24 miles @ 12 min/mi
Yesterday I venture into the remainder-shoe room at RnJ and as an experiment snag a deep-discount pair of Saucony Grid Hurricane 7's. They feel so good on my feetsies today that after I get home and shower I go back to RnJ and pick up another box of the same model, the last they have in my size. Geometric logic says that if I can do 24 comfortably with one pair, then given a second set I should be able to do 48 happy miles, eh? That's almost enough for the JFK 50! (^_^)
Alternate minutes of walking and jogging are my strategy from the starting line at the end of my driveway. The morning begins with temperatures in the upper 60's, rising into the upper 70's by early afternoon. During the first mile on the way to Rock Creek Trail my eye is caught by a Chinese fortune cookie slip of paper on the ground at the Walter Reed Annex bus stop. It reads, "You like participating in competitive sports." Totally false! At Meadowbrook Stables the horses are out and a big one's action inspires: Mare rolls on her back / Taking a cat-like dirt bath / Then stands up and shakes. After 2 hours I refill a bottle at the National Zoo water fountain and suck down a Power Gel packet. At the 2:30 point, Thompson Boat Center, I rinse my head under a hose and refill again. The 3 hour mark finds me homeward bound on the Capital Crescent Trail. I locate a battered Succeed! electrolyte capsule in my fanny pack and take it. Half an hour later I swallow another half-crushed salty-tasting one. Other consumption includes two sweat-stained root beer barrels, four similarly-soggy life-saver candies, and 40 oz. of Zelectrolyte lemonade-tea blend.

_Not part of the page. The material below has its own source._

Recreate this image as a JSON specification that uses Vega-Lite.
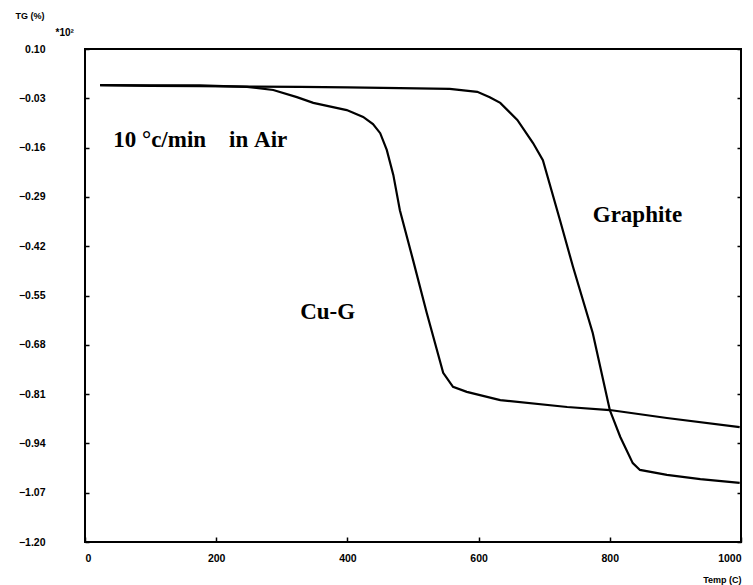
{
  "$schema": "https://vega.github.io/schema/vega-lite/v6.json",
  "width": 656,
  "height": 493,
  "autosize": {"type": "none"},
  "padding": {"left": 85, "top": 49, "right": 12, "bottom": 43},
  "background": "white",
  "config": {
    "view": {"stroke": "black", "strokeWidth": 2},
    "axis": {"labelFont": "Liberation Sans", "labelFontWeight": "bold", "labelFontSize": 10.5, "labelColor": "black", "titleFont": "Liberation Sans", "titleFontWeight": "bold", "titleFontSize": 9, "titleColor": "black", "grid": false, "domain": false, "tickColor": "black", "tickWidth": 1.5}
  },
  "datasets": {
    "curves": [
      {"temp": 23, "value": 0.005, "series": "Graphite"},
      {"temp": 100, "value": 0.003, "series": "Graphite"},
      {"temp": 175, "value": 0.002, "series": "Graphite"},
      {"temp": 250, "value": 0.001, "series": "Graphite"},
      {"temp": 328, "value": 0.0, "series": "Graphite"},
      {"temp": 400, "value": -0.001, "series": "Graphite"},
      {"temp": 480, "value": -0.003, "series": "Graphite"},
      {"temp": 556, "value": -0.005, "series": "Graphite"},
      {"temp": 598, "value": -0.013, "series": "Graphite"},
      {"temp": 617, "value": -0.027, "series": "Graphite"},
      {"temp": 633, "value": -0.042, "series": "Graphite"},
      {"temp": 659, "value": -0.087, "series": "Graphite"},
      {"temp": 683, "value": -0.148, "series": "Graphite"},
      {"temp": 698, "value": -0.193, "series": "Graphite"},
      {"temp": 724, "value": -0.351, "series": "Graphite"},
      {"temp": 744, "value": -0.475, "series": "Graphite"},
      {"temp": 774, "value": -0.649, "series": "Graphite"},
      {"temp": 800, "value": -0.852, "series": "Graphite"},
      {"temp": 816, "value": -0.923, "series": "Graphite"},
      {"temp": 835, "value": -0.992, "series": "Graphite"},
      {"temp": 846, "value": -1.01, "series": "Graphite"},
      {"temp": 887, "value": -1.023, "series": "Graphite"},
      {"temp": 938, "value": -1.034, "series": "Graphite"},
      {"temp": 998, "value": -1.044, "series": "Graphite"},
      {"temp": 23, "value": 0.005, "series": "Cu-G"},
      {"temp": 100, "value": 0.004, "series": "Cu-G"},
      {"temp": 175, "value": 0.004, "series": "Cu-G"},
      {"temp": 247, "value": 0.0, "series": "Cu-G"},
      {"temp": 287, "value": -0.008, "series": "Cu-G"},
      {"temp": 323, "value": -0.027, "series": "Cu-G"},
      {"temp": 348, "value": -0.042, "series": "Cu-G"},
      {"temp": 399, "value": -0.061, "series": "Cu-G"},
      {"temp": 424, "value": -0.079, "series": "Cu-G"},
      {"temp": 439, "value": -0.098, "series": "Cu-G"},
      {"temp": 450, "value": -0.122, "series": "Cu-G"},
      {"temp": 460, "value": -0.166, "series": "Cu-G"},
      {"temp": 470, "value": -0.232, "series": "Cu-G"},
      {"temp": 480, "value": -0.325, "series": "Cu-G"},
      {"temp": 500, "value": -0.456, "series": "Cu-G"},
      {"temp": 521, "value": -0.596, "series": "Cu-G"},
      {"temp": 546, "value": -0.754, "series": "Cu-G"},
      {"temp": 561, "value": -0.791, "series": "Cu-G"},
      {"temp": 582, "value": -0.804, "series": "Cu-G"},
      {"temp": 633, "value": -0.826, "series": "Cu-G"},
      {"temp": 735, "value": -0.844, "series": "Cu-G"},
      {"temp": 800, "value": -0.852, "series": "Cu-G"},
      {"temp": 887, "value": -0.873, "series": "Cu-G"},
      {"temp": 998, "value": -0.897, "series": "Cu-G"}
    ],
    "labels": [
      {"temp": 43, "value": -0.14, "label": "10\u00a0°c/min\u00a0\u00a0\u00a0\u00a0in\u00a0Air"},
      {"temp": 328, "value": -0.594, "label": "Cu-G"},
      {"temp": 774, "value": -0.338, "label": "Graphite"}
    ]
  },
  "layer": [
    {
      "data": {"name": "curves"},
      "mark": {"type": "line", "color": "black", "strokeWidth": 2.2},
      "encoding": {
        "x": {"field": "temp", "type": "quantitative", "scale": {"domain": [0, 1000], "nice": false, "zero": false},
          "axis": {"orient": "bottom", "values": [0, 200, 400, 600, 800, 1000], "format": "d", "tickSize": -5, "labelPadding": 16, "title": "Temp (C)", "titleAnchor": "end", "titleAlign": "right", "titleX": 656, "titleY": 33}},
        "y": {"field": "value", "type": "quantitative", "scale": {"domain": [-1.2, 0.1], "nice": false, "zero": false},
          "axis": {"orient": "left", "values": [0.1, -0.03, -0.16, -0.29, -0.42, -0.55, -0.68, -0.81, -0.94, -1.07, -1.2], "labelExpr": "format(datum.value, '.2f')", "tickSize": -4, "labelPadding": 44, "title": "TG (%)", "titleAngle": 0, "titleAlign": "left", "titleX": -70, "titleY": -29}},
        "detail": {"field": "series", "type": "nominal"}
      }
    },
    {
      "data": {"name": "curves"},
      "mark": {"type": "point", "opacity": 0},
      "encoding": {
        "x": {"field": "temp", "type": "quantitative"},
        "y": {"field": "value", "type": "quantitative",
          "axis": {"orient": "right", "values": [0.1, -0.03, -0.16, -0.29, -0.42, -0.55, -0.68, -0.81, -0.94, -1.07, -1.2], "labels": false, "tickSize": -4, "title": "*10²", "titleAngle": 0, "titleAlign": "left", "titleBaseline": "middle", "titleX": -686, "titleY": -17, "titleFontSize": 10}}
      }
    },
    {
      "data": {"name": "labels"},
      "mark": {"type": "text", "font": "Liberation Serif", "fontWeight": "bold", "fontSize": 23, "color": "black", "baseline": "middle", "align": "left"},
      "encoding": {
        "x": {"field": "temp", "type": "quantitative"},
        "y": {"field": "value", "type": "quantitative", "axis": null},
        "text": {"field": "label"}
      }
    }
  ],
  "resolve": {"axis": {"y": "independent"}}
}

Countless holiday cyclists blast by me on the CCT, though I do manage to pass a couple of little girls pedaling tiny pink bikes with training wheels. Throughout the day my measured miles fall consistently in the 11:30-12:00 zone; add a few minutes for water stops and the net pace is almost exactly 12 min/mi. In Bethesda after 20 miles I douse my head, refill my bottle, and plod on. Crossing the high Rock Creek trestle I remember passing below it 4 hours earlier, looking upward, and trying to envision my future self there.